Fair is more than a good time to some
For most kids the county fair is nothing more than a good time one last hurrah before starting another school year.
The Midway rides, the corn dogs and the exhibits all seem larger than life to a lot of young people.
For two DeSoto teens, however, this year's Johnson County Fair provided an opportunity to share what they've learned in their 4-H clubs with kid a few years younger than themselves.
Stephanie Bender and Cassie Gregg spent their day Friday at the Gardner fairgrounds, teaching area children about the Johnson County 4-H club.
They helped the area YMCA members milk a goat. They painted rainbows and flowers on youngsters' faces and they encouraged them to be a part of the educational club.
According to Bender, 4-H memberships has declined over the past several years. She and a group of other club members from across the county joined together as club ambassadors to try and reverse that trend.
"We're just spending time with them and giving them information about how to join," she said. "The 4-H population has been going down and we had less entries in the fair this year than last year."
The only reason she could give for the decrease in members was that people had the wrong idea of what 4-H was all about, Bender said.
"I think a lot of people think it's just about raising animals," she said. "That's a part of it, but there's a lot more to it than that."
That was the message she and Gregg gave to the youngsters as they spent the afternoon showing them around the fair.
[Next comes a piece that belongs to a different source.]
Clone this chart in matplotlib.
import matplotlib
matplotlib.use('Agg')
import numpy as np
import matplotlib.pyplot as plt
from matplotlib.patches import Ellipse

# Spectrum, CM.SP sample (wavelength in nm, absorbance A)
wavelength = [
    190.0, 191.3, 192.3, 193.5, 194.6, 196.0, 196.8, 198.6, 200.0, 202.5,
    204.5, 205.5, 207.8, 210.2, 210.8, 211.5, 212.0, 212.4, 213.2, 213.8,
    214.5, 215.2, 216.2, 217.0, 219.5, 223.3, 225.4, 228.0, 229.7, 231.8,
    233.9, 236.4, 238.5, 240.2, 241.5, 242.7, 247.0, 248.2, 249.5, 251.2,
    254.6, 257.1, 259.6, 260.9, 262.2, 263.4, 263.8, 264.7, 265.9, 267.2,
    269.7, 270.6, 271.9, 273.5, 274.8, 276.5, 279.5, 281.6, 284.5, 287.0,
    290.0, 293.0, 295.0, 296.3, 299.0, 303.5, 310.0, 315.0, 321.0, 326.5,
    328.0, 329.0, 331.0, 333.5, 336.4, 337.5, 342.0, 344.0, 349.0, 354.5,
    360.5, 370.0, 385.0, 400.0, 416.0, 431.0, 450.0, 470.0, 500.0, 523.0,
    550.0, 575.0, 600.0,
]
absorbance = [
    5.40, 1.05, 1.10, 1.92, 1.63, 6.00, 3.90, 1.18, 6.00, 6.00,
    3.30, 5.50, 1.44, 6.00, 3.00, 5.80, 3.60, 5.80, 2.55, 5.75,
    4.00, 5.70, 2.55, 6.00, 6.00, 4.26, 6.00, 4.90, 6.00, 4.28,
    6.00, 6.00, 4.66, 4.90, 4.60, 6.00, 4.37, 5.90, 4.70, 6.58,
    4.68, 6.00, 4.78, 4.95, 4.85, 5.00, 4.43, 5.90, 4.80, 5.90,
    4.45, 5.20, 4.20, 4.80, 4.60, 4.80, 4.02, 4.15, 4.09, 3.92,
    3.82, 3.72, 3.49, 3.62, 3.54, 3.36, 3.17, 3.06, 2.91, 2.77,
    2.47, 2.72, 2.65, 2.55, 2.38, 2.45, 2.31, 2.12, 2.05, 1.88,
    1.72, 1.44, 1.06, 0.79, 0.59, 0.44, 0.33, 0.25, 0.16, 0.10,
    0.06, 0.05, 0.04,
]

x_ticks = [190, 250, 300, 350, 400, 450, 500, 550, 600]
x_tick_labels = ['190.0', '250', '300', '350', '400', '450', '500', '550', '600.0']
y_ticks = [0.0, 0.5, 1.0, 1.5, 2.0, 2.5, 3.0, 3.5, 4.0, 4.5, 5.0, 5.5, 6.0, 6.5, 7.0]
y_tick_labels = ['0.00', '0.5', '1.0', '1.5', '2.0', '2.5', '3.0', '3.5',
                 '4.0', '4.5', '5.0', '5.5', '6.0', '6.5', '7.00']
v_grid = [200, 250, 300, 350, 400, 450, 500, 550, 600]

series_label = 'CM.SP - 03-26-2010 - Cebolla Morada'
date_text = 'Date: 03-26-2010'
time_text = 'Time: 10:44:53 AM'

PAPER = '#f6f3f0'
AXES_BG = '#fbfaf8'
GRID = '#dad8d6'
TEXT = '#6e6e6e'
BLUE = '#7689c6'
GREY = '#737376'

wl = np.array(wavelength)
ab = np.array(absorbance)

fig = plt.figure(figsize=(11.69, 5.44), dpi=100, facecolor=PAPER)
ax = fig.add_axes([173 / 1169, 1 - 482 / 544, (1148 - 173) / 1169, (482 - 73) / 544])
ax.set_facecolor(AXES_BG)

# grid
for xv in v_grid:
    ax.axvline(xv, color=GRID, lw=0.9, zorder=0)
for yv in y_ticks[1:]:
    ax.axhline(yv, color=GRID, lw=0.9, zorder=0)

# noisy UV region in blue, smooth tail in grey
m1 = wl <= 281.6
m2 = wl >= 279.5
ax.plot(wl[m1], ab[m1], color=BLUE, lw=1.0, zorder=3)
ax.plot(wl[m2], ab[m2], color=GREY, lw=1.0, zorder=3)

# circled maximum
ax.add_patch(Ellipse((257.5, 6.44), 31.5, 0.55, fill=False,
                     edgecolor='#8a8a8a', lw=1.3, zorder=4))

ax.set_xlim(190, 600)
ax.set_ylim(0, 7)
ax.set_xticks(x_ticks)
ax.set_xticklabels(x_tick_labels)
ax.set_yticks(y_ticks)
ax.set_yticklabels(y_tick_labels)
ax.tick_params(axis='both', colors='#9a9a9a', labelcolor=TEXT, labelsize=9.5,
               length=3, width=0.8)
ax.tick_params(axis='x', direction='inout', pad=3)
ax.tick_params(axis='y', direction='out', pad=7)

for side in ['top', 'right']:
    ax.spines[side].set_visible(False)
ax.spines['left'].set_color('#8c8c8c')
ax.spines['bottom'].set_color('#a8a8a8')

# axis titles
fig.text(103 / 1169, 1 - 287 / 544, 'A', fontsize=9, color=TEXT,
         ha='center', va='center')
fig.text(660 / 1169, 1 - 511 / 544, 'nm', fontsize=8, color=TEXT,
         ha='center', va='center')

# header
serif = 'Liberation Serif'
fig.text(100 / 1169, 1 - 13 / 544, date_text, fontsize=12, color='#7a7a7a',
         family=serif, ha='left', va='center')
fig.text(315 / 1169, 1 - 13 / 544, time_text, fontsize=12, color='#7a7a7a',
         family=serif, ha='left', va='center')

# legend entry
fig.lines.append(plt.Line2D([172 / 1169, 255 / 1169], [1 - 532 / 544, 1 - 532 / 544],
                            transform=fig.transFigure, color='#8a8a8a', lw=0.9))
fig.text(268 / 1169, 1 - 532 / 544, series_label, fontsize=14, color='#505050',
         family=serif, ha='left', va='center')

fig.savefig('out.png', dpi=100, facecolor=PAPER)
Gregg's not an official ambassador, but she was a spokesman for the club on Friday.
"I'm just here helping out," she said. "I have so much fun with 4-H and I want other people to join."
Gregg said she was a good example of someone who enjoys 4-H without owning a farm animal.
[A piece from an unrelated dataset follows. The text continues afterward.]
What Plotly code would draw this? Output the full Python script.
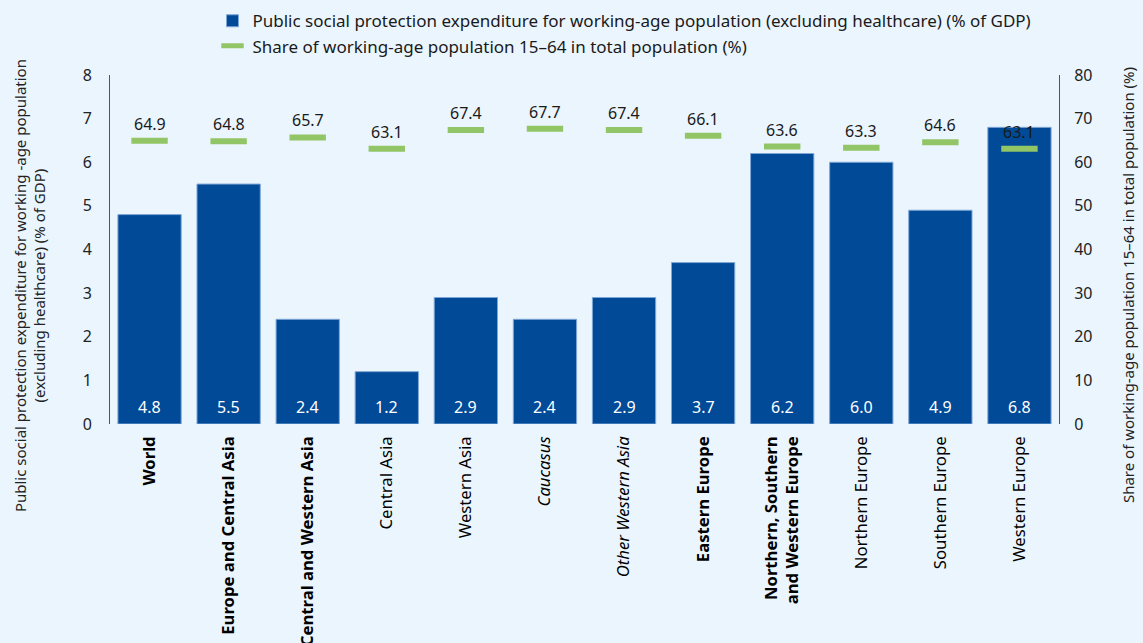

"This is my second year in the club. Originally, I joined because I wanted to get a horse, but my mom changed my mind about that," she said. "There's a lot to do. Last year we had a day camp and we get to make new friends from all over the county."
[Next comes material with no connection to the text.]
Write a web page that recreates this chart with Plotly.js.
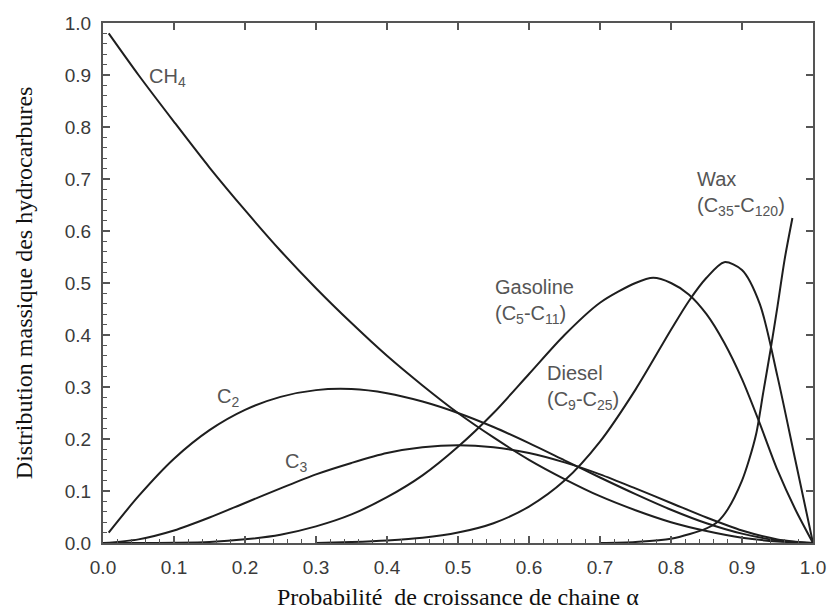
<!DOCTYPE html>
<html><head><meta charset="utf-8">
<script src="https://cdn.plot.ly/plotly-3.0.1.min.js"></script>
<style>body{margin:0;background:#fff}</style>
</head><body><div id="chart" style="width:828px;height:612px"></div>
<script>
// Chain growth probability alpha (x) and mass fraction (y)
const xCH4 = [0.008,0.05,0.1,0.15,0.2,0.25,0.3,0.35,0.4,0.45,0.5,0.55,0.6,0.65,0.7,0.75,0.8,0.85,0.9,0.95,1.0];
const yCH4 = [0.98,0.90,0.81,0.722,0.64,0.562,0.49,0.423,0.36,0.303,0.25,0.203,0.16,0.123,0.09,0.063,0.04,0.023,0.01,0.003,0.0];

const xC2 = [0.008,0.05,0.1,0.15,0.2,0.25,0.3,0.35,0.4,0.45,0.5,0.55,0.6,0.65,0.7,0.75,0.8,0.85,0.9,0.95,1.0];
const yC2 = [0.02,0.09,0.162,0.217,0.256,0.281,0.294,0.296,0.288,0.272,0.25,0.223,0.192,0.159,0.126,0.094,0.064,0.038,0.018,0.005,0.0];

const xC3 = [0.0,0.05,0.1,0.15,0.2,0.25,0.3,0.35,0.4,0.45,0.5,0.55,0.6,0.65,0.7,0.75,0.8,0.85,0.9,0.95,1.0];
const yC3 = [0.0,0.007,0.024,0.049,0.077,0.105,0.132,0.154,0.173,0.184,0.188,0.184,0.173,0.155,0.132,0.105,0.077,0.049,0.024,0.007,0.0];

const xGasoline = [0.0,0.05,0.1,0.15,0.2,0.25,0.3,0.35,0.4,0.45,0.5,0.55,0.6,0.65,0.7,0.75,0.775,0.8,0.825,0.85,0.875,0.9,0.925,0.95,0.975,1.0];
const yGasoline = [0.0,0.0,0.0005,0.002,0.007,0.016,0.032,0.055,0.088,0.13,0.185,0.25,0.325,0.40,0.462,0.50,0.51,0.50,0.478,0.44,0.385,0.315,0.23,0.14,0.065,0.0];

const xDiesel = [0.3,0.35,0.4,0.45,0.5,0.55,0.6,0.65,0.7,0.75,0.8,0.825,0.85,0.875,0.9,0.925,0.95,0.975,1.0];
const yDiesel = [0.0,0.002,0.005,0.01,0.02,0.038,0.07,0.12,0.195,0.295,0.41,0.465,0.51,0.54,0.525,0.46,0.32,0.16,0.0];

const xWax = [0.7,0.75,0.8,0.85,0.865,0.88,0.9,0.91,0.92,0.93,0.94,0.95,0.96,0.971];
const yWax = [0.0,0.002,0.008,0.028,0.04,0.065,0.12,0.16,0.21,0.29,0.37,0.455,0.545,0.625];

const labelTexts = ['CH<sub>4</sub>','C<sub>2</sub>','C<sub>3</sub>',
  'Gasoline<br>(C<sub>5</sub>-C<sub>11</sub>)','Diesel<br>(C<sub>9</sub>-C<sub>25</sub>)','Wax<br>(C<sub>35</sub>-C<sub>120</sub>)'];
const labelX = [0.062,0.158,0.254,0.549,0.6225,0.834];
const labelY = [0.896,0.28,0.154,0.517,0.352,0.725];
const labelYAnchor = ['middle','middle','middle','top','top','top'];

const xTitle = 'Probabilité  de croissance de chaine α';
const yTitle = 'Distribution massique des hydrocarbures';

const lineStyle = {color:'#1e1e1e', width:2, shape:'spline', smoothing:0.8};
const series = [[xCH4,yCH4,'CH4'],[xC2,yC2,'C2'],[xC3,yC3,'C3'],
  [xGasoline,yGasoline,'Gasoline'],[xDiesel,yDiesel,'Diesel'],[xWax,yWax,'Wax']];

const traces = series.map(s => ({x:s[0], y:s[1], name:s[2], type:'scatter', mode:'lines',
  line:lineStyle, showlegend:false, hoverinfo:'skip'}));
traces.push({x:[], y:[], xaxis:'x2', yaxis:'y2', type:'scatter', mode:'lines', showlegend:false});

const tickFont = {family:'Liberation Sans, Arial, sans-serif', size:19, color:'#3a3a3a'};
const axCol = '#555';

const annotations = labelTexts.map((t,i) => ({text:t, x:labelX[i], y:labelY[i], xref:'x', yref:'y',
  xanchor:'left', yanchor:labelYAnchor[i], align:'left', showarrow:false,
  font:{family:'Liberation Sans, Arial, sans-serif', size:20, color:'#555'}}));
annotations.push({text:xTitle, xref:'paper', yref:'paper', x:0.5, y:-0.104, xanchor:'center', yanchor:'middle',
  showarrow:false, font:{family:'Liberation Serif, Times New Roman, serif', size:24, color:'#111'}});
annotations.push({text:yTitle, xref:'paper', yref:'paper', x:-0.111, y:0.5, xanchor:'center', yanchor:'middle',
  textangle:-90, showarrow:false, font:{family:'Liberation Serif, Times New Roman, serif', size:24, color:'#111'}});

const layout = {
  width:828, height:612,
  margin:{l:103, r:15, t:23, b:69, pad:0},
  paper_bgcolor:'#fff', plot_bgcolor:'#fff',
  xaxis:{range:[0,1], dtick:0.1, tick0:0, tickformat:'.1f', ticks:'inside', ticklen:7, tickwidth:1.5, tickcolor:axCol,
    showline:true, linecolor:axCol, linewidth:2, mirror:true, showgrid:false, zeroline:false,
    tickfont:tickFont, ticklabelstandoff:6,
    minor:{dtick:0.02, ticks:'inside', ticklen:4, tickwidth:1, tickcolor:axCol, showgrid:false}},
  yaxis:{range:[0,1], dtick:0.1, tick0:0, tickformat:'.1f', ticks:'inside', ticklen:7, tickwidth:1.5, tickcolor:axCol,
    showline:true, linecolor:axCol, linewidth:2, mirror:true, showgrid:false, zeroline:false,
    tickfont:tickFont, ticklabelstandoff:6,
    minor:{dtick:0.02, ticks:'inside', ticklen:4, tickwidth:1, tickcolor:axCol, showgrid:false}},
  xaxis2:{overlaying:'x', side:'top', anchor:'y', range:[0,1], dtick:0.1, ticks:'inside', ticklen:7, tickwidth:1.5,
    tickcolor:axCol, showticklabels:false, showgrid:false, zeroline:false, showline:false},
  yaxis2:{overlaying:'y', side:'right', anchor:'x', range:[0,1], dtick:0.1, ticks:'inside', ticklen:7, tickwidth:1.5,
    tickcolor:axCol, showticklabels:false, showgrid:false, zeroline:false, showline:false},
  annotations:annotations
};

Plotly.newPlot('chart', traces, layout, {staticPlot:true});
</script>
</body></html>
Bender said the list of projects available to 4-H members is a long one.
"There are hundreds of things you can do besides animals," she said. "You can do foods where you learn to cook, or crafts, or rocketing. Really anything you can think of."
The day of fun made an impression on 8-year-old Danielle Mitchell of the Olathe YMCA.
"I want to join. It's fun and it's cool," she said.
Besides learning about new things, Bender said 4-H has helped prepare her for the bigger things in life.
"You learn how to work together and you learn that with teamwork, you can get anything done," she said. "It teaches you to take responsibility because if you're cooking, you have to clean up afterward and if you start a project, you have to stay with it until you finish it."
Both girls said they plan to continue with 4-H through their high school years. According to Gregg, it just makes good sense.
"It keeps me busy and it keeps me out of trouble," she said.